Shocks only do two things. Firstly they hold the springs in place. The springs rarely wear out. The main purpose for the shocks though is to provide compression and rebound damping. Without damping, the bike will pogo up and down in the back as there isn't anything to slow the rate of spring travel. The best way to figure out if your shock has any damping left is to remove the springs and then extend and compress the shocks by hand. If they extend and compress easily, then the damping is shot. If they are hard to pull and push, but still travel smoothly then the damping is still fine. It's difficult, if not impossible to judge damping with the springs in place. Those Partsnmore.com shocks are good shocks. They are a bit on the stiff side, but I use them on vintage race bikes and they stop all wallowing in the back of the bike.
Tracy
I'd agree with that.
To follow up on Hush's original post, if bottoming out is the problem, that's a spring problem not so much a shock problem. The shock will slow down the rate of spring compression, but it won't stop it from bottoming out.

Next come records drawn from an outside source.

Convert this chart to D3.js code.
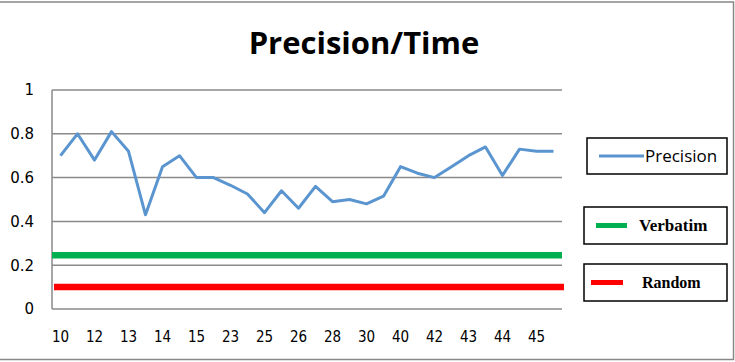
<!DOCTYPE html>
<html>
<head>
<meta charset="utf-8">
<script src="https://cdn.jsdelivr.net/npm/d3@7"></script>
<style>
  body { margin: 0; background: #fff; }
  svg { display: block; }
</style>
</head>
<body>
<svg id="chart" width="735" height="362"></svg>
<script>
// x labels, Excel shows every second category
var timeLabels = ["10", "12", "13", "14", "15", "23", "25", "26", "28", "30", "40", "42", "43", "44", "45"];
var precision = [0.70, 0.80, 0.68, 0.81, 0.72, 0.43, 0.65, 0.70, 0.60, 0.60,
                 0.565, 0.525, 0.44, 0.54, 0.46, 0.56, 0.49, 0.50, 0.48, 0.515,
                 0.65, 0.62, 0.60, 0.65, 0.70, 0.74, 0.61, 0.73, 0.72, 0.72];
var verbatim = 0.245;
var random = 0.10;
var yTicks = [0, 0.2, 0.4, 0.6, 0.8, 1];

var svg = d3.select('#chart');

// chart frame
svg.append('rect')
  .attr('x', -2).attr('y', 2)
  .attr('width', 735.5).attr('height', 357.5)
  .style('fill', 'none')
  .style('stroke', '#888')
  .style('stroke-width', 1.5);

var pLeft = 52, pRight = 562, pTop = 90, pBottom = 309;

var x = d3.scaleBand()
  .domain(d3.range(precision.length))
  .range([pLeft, pRight]);

var y = d3.scaleLinear()
  .domain([0, 1])
  .range([pBottom, pTop]);

// title
svg.append('text')
  .attr('x', 364)
  .attr('y', 54)
  .attr('text-anchor', 'middle')
  .text('Precision/Time')
  .style('font-family', 'Open Sans')
  .style('font-weight', 'bold')
  .style('font-size', '31px')
  .style('fill', '#000');

// gridlines
svg.append('g')
  .selectAll('line')
  .data(yTicks)
  .join('line')
  .attr('x1', pLeft)
  .attr('x2', pRight)
  .attr('y1', function (d) { return y(d); })
  .attr('y2', function (d) { return y(d); })
  .style('stroke', '#8a8a8a')
  .style('stroke-width', 1.5);

// left axis line
svg.append('line')
  .attr('x1', pLeft).attr('x2', pLeft)
  .attr('y1', y(1)).attr('y2', y(0))
  .style('stroke', '#8a8a8a')
  .style('stroke-width', 1.5);

var yAxis = svg.append('g')
  .attr('transform', `translate(${pLeft},0)`)
  .call(d3.axisLeft(y).tickValues(yTicks).tickSize(0).tickPadding(18).tickFormat(function (d) { return d; }));
yAxis.select('.domain').remove();
yAxis.selectAll('text')
  .style('font-family', 'DejaVu Sans')
  .style('font-size', '15px')
  .style('fill', '#000');

var xAxis = svg.append('g')
  .attr('transform', `translate(0,${pBottom})`)
  .call(d3.axisBottom(x)
    .tickValues(d3.range(0, precision.length, 2))
    .tickSize(0)
    .tickPadding(22)
    .tickFormat(function (d, i) { return timeLabels[i]; }));
xAxis.select('.domain').remove();
xAxis.selectAll('text')
  .style('font-family', 'DejaVu Sans Condensed')
  .style('font-size', '15px')
  .style('fill', '#000');

// constant baselines
svg.append('line')
  .attr('x1', pLeft).attr('x2', pRight)
  .attr('y1', y(verbatim)).attr('y2', y(verbatim))
  .style('stroke', '#00b050')
  .style('stroke-width', 6.5);

svg.append('line')
  .attr('x1', pLeft + 2).attr('x2', pRight + 2)
  .attr('y1', y(random)).attr('y2', y(random))
  .style('stroke', '#ff0000')
  .style('stroke-width', 6.5);

// precision line
var line = d3.line()
  .x(function (d, i) { return x(i) + x.bandwidth() / 2; })
  .y(function (d) { return y(d); });

svg.append('path')
  .datum(precision)
  .attr('d', line)
  .style('fill', 'none')
  .style('stroke', '#5b95d0')
  .style('stroke-width', 3)
  .style('stroke-linejoin', 'round');

// legend boxes
var legend = [
  { name: 'Precision', color: '#5b95d0', w: 3, box: [587, 138, 140, 36], l: [599, 644], tx: 645, font: 'Open Sans', size: '17px', weight: 'normal' },
  { name: 'Verbatim', color: '#00b050', w: 5, box: [584, 207, 143, 37], l: [596, 627], tx: 639, font: 'Liberation Serif', size: '17px', weight: 'bold' },
  { name: 'Random', color: '#ff0000', w: 5, box: [584, 264, 143, 37], l: [591, 623], tx: 642, font: 'Liberation Serif', size: '16px', weight: 'bold' }
];

var lg = svg.append('g').selectAll('g')
  .data(legend)
  .join('g');

lg.append('rect')
  .attr('x', function (d) { return d.box[0]; })
  .attr('y', function (d) { return d.box[1]; })
  .attr('width', function (d) { return d.box[2]; })
  .attr('height', function (d) { return d.box[3]; })
  .style('fill', '#fff')
  .style('stroke', '#000')
  .style('stroke-width', 1.5);

lg.append('line')
  .attr('x1', function (d) { return d.l[0]; })
  .attr('x2', function (d) { return d.l[1]; })
  .attr('y1', function (d) { return d.box[1] + d.box[3] / 2; })
  .attr('y2', function (d) { return d.box[1] + d.box[3] / 2; })
  .style('stroke', function (d) { return d.color; })
  .style('stroke-width', function (d) { return d.w; });

lg.append('text')
  .attr('x', function (d) { return d.tx; })
  .attr('y', function (d) { return d.box[1] + d.box[3] / 2; })
  .attr('dy', '0.35em')
  .text(function (d) { return d.name; })
  .style('font-family', function (d) { return d.font; })
  .style('font-size', function (d) { return d.size; })
  .style('font-weight', function (d) { return d.weight; })
  .style('fill', '#000');
</script>
</body>
</html>
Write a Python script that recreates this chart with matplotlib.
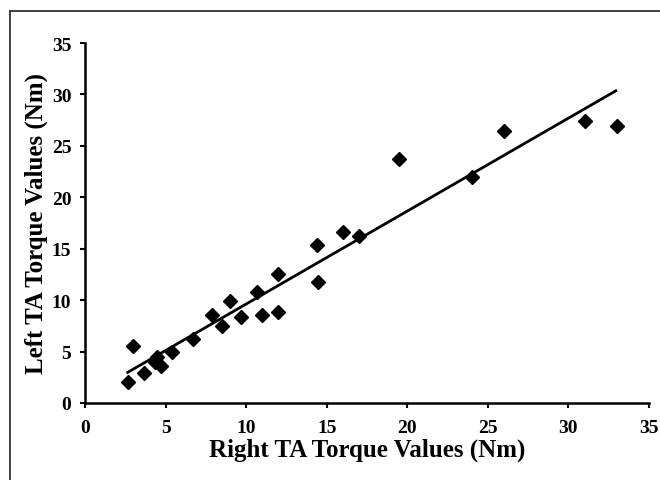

And many of the older shocks did most of their dampening on the rebound, relying primarily on the spring to control compression.
I mean, the best shock will still bottom out if the spring is too weak. Either you are too heavy,

, or the spring is sacked. Do what Triffecpa says, remove the spring then test for damping firmness and you can feel if the oil is gurgling past its valves meaning the oil is done for.
Of course you can just buy the new shocks and you're probably safe. Are we talking about replacing the original shock that came with the bike? If so, you can bet its sacked. The concensus is factory shocks on all but the recent 15 years of sportbikes or higher end streetbikes, are/were inferior on the showroom floor. So anything new is probably a step up.